Di seluruh negeri, para pengunjuk rasa memakai helm proyek dan perisai wajah saat berhadapan dengan polisi dan tentara yang dilengkapi senjata. Diturunkan juga pasukan dari unit yang terkenal dengan tindakan kerasnya terhadap pemberontak etnis di wilayah perbatasan Myanmar.
Dikutip dari Reuters, Senin (1/3), sejumlah pengunjuk rasa yang terluka dibawa keluar dari Yangon oleh sesama pengunjuk rasa, meninggalkan jejak darah di jalan-jalan, seperti ditunjukkan foto-foto dari media. Satu orang pria tewas setelah tiba di rumah sakit dengan peluru di dadanya, demikian disampaikan salah seorang dokter yang meminta tak disebutkan namanya.

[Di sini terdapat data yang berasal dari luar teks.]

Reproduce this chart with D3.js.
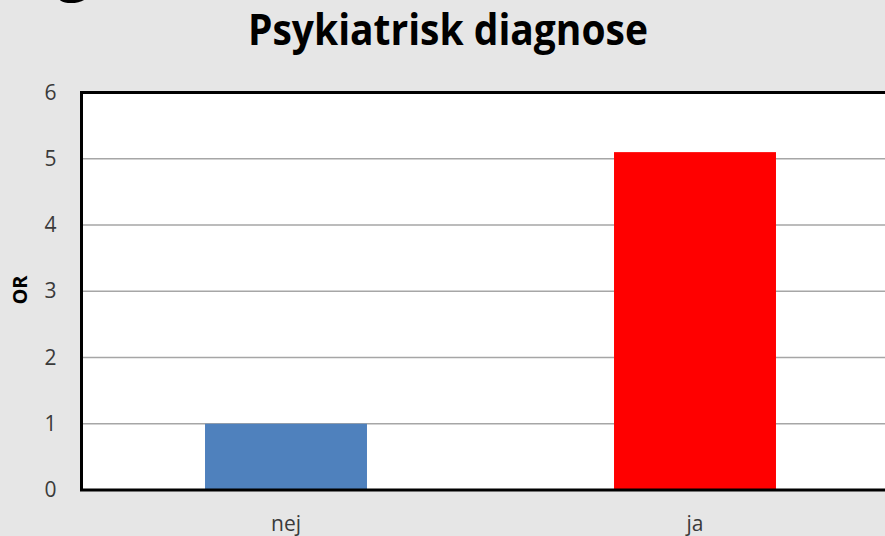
<!DOCTYPE html>
<html>
<head>
<meta charset="utf-8">
<script src="https://cdn.jsdelivr.net/npm/d3@7"></script>
<style>
html,body{margin:0;padding:0;background:#e6e6e6;overflow:hidden;}
svg{display:block;}
</style>
</head>
<body>
<script>
const categories = ["nej", "ja"];
const values = [1, 5.1];
const colors = ["#4f81bd", "#ff0000"];
const yTicks = [0, 1, 2, 3, 4, 5, 6];
const title = "Psykiatrisk diagnose";
const yLabel = "OR";

(function () {
const W = 885, H = 536;
const svg = d3.select("body").append("svg").attr("width", W).attr("height", H);
svg.append("rect").attr("width", W).attr("height", H).attr("fill", "#e6e6e6");

const pl = 81.5, pr = 899.5, pt = 92.5, pb = 490;
const x = d3.scaleBand().domain(categories).range([pl, pr]).paddingInner(0.604).paddingOuter(0.302);
const y = d3.scaleLinear().domain([0, 6]).range([pb, pt]);

// cut-off slide heading fragment
svg.append("text").attr("x", 57).attr("y", -11)
  .attr("font-family", "Open Sans").attr("font-weight", "bold").attr("font-size", 58)
  .attr("fill", "#000").text("g");

// plot area
svg.append("rect").attr("x", pl).attr("y", pt).attr("width", pr - pl).attr("height", pb - pt).attr("fill", "#fff");

// gridlines
svg.append("g").selectAll("line").data(yTicks.filter(d => d > 0 && d < 6)).join("line")
  .attr("x1", pl).attr("x2", pr)
  .attr("y1", d => y(d)).attr("y2", d => y(d))
  .attr("stroke", "#a6a6a6").attr("stroke-width", 1.3);

// bars
svg.append("g").selectAll("rect").data(categories).join("rect")
  .attr("x", d => x(d)).attr("width", x.bandwidth())
  .attr("y", (d, i) => y(values[i])).attr("height", (d, i) => y(0) - y(values[i]))
  .attr("fill", (d, i) => colors[i]);

// frame (left, top, bottom)
svg.append("path")
  .attr("d", `M${pr},${pt}H${pl}V${pb}H${pr}`)
  .attr("fill", "none").attr("stroke", "#000").attr("stroke-width", 3);

// y axis labels
const yAxis = d3.axisLeft(y).tickValues(yTicks).tickSize(0).tickPadding(25).tickFormat(d3.format("d"));
const ga = svg.append("g").attr("transform", `translate(${pl},0)`).call(yAxis);
ga.select(".domain").remove();
ga.selectAll("text").attr("font-family", "Open Sans").attr("font-size", 21).attr("fill", "#3a3a3a");

// x axis labels
const xAxis = d3.axisBottom(x).tickSize(0).tickPadding(26);
const gx = svg.append("g").attr("transform", `translate(0,${pb})`).call(xAxis);
gx.select(".domain").remove();
gx.selectAll("text").attr("font-family", "Open Sans").attr("font-size", 21).attr("fill", "#3a3a3a");

// y label
svg.append("text").attr("transform", "translate(27,290) rotate(-90)")
  .attr("text-anchor", "middle").attr("font-family", "Open Sans").attr("font-weight", "bold")
  .attr("font-size", 20).attr("fill", "#000").text(yLabel);

// title
svg.append("text").attr("x", 448).attr("y", 45).attr("text-anchor", "middle")
  .attr("font-family", "Open Sans").attr("font-weight", "bold").attr("font-size", 43)
  .attr("textLength", 400).attr("lengthAdjust", "spacingAndGlyphs")
  .attr("fill", "#000").text(title);
})();
</script>
</body>
</html>
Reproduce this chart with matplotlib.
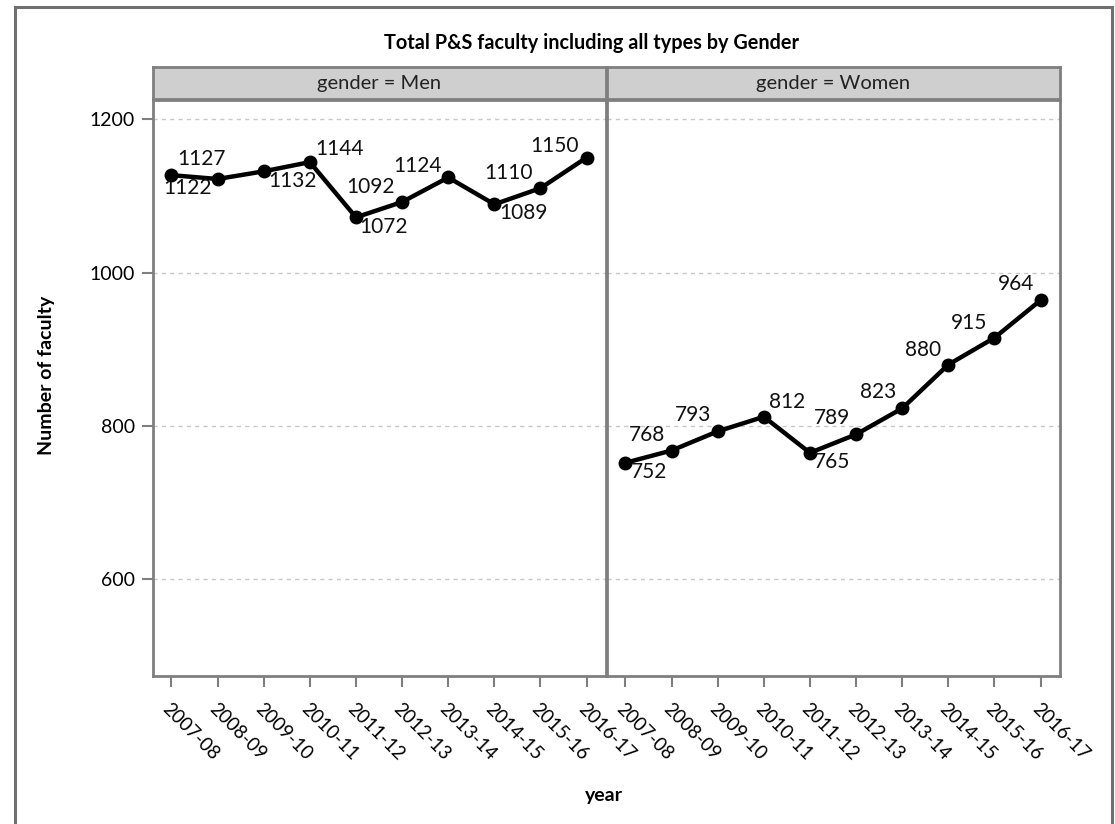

“Pasukan polisi dan militer menghadapi para pengunjuk rasa damai, menggunakan kekuatan mematikan dan kekuatan yang kurang mematikan – menurut informasi terpercaya yang diterima Kantor HAM PBB – menyebabkan sedikitnya 18 orang tewas dan lebih dari 30 terluka,” jelas kantor HAM PBB.
Di antara lima orang yang tewas di Yangon adalah salah satu teknisi jaringan internet, Nyi Nyi Aung Htet Naing, kata para petugas medis. Sehari sebelumnya Naing menanyakan di Facebook perlu berapa nyawa lagi agar PBB turun tangan.
Seorang guru, Tin New Yee tewas setelah polisi membubarkan aksi para guru dengan melemparkan granat setrum. Demikian disampaikan putrinya dan salah seorang rekan gurunya.
Di luar fakultas kedokteran Yangon, para dokter dan mahasiswa yang memakai jas laboratorium putih berhamburan setelah polisi melemparkan granat setrum. Asosiasi medis, Whitecoat Alliance mengatakan lebih dari 50 staf medis ditangkap.
Sementara itu, tiga orang tewas di Dawei, wilayah selatan Myanmar kata seorang politikus Kyaw Min Htike kepada Reuters. Di Mandalay, dua orang dilaporkan tewas, menurut laporan Myanmar Now media dan seorang penduduk. Salah seorang penduduk, Sai Tun mengatakan kepada Reuters, seorang perempuan ditembak di kepala.
Polisi dan juru bicara dewan pemerintahan militer tak menjawab panggilan telepon untuk meminta konfirmasi terkait hal ini.
Sekjen PBB, Antonio Guterres menyerukan anggotanya untuk bertindak lebih.
“Sekjen mendesak komunitas internasional untuk bersama-sama dan mengirim sinyal yang jelas kepada militer bahwa mereka harus menghormati kehendak rakyat Myanmar yang diekspresikan melalui pemilu dan menghentikan penindasan,” jelas juru bicara PBB, Stephane Dujarric.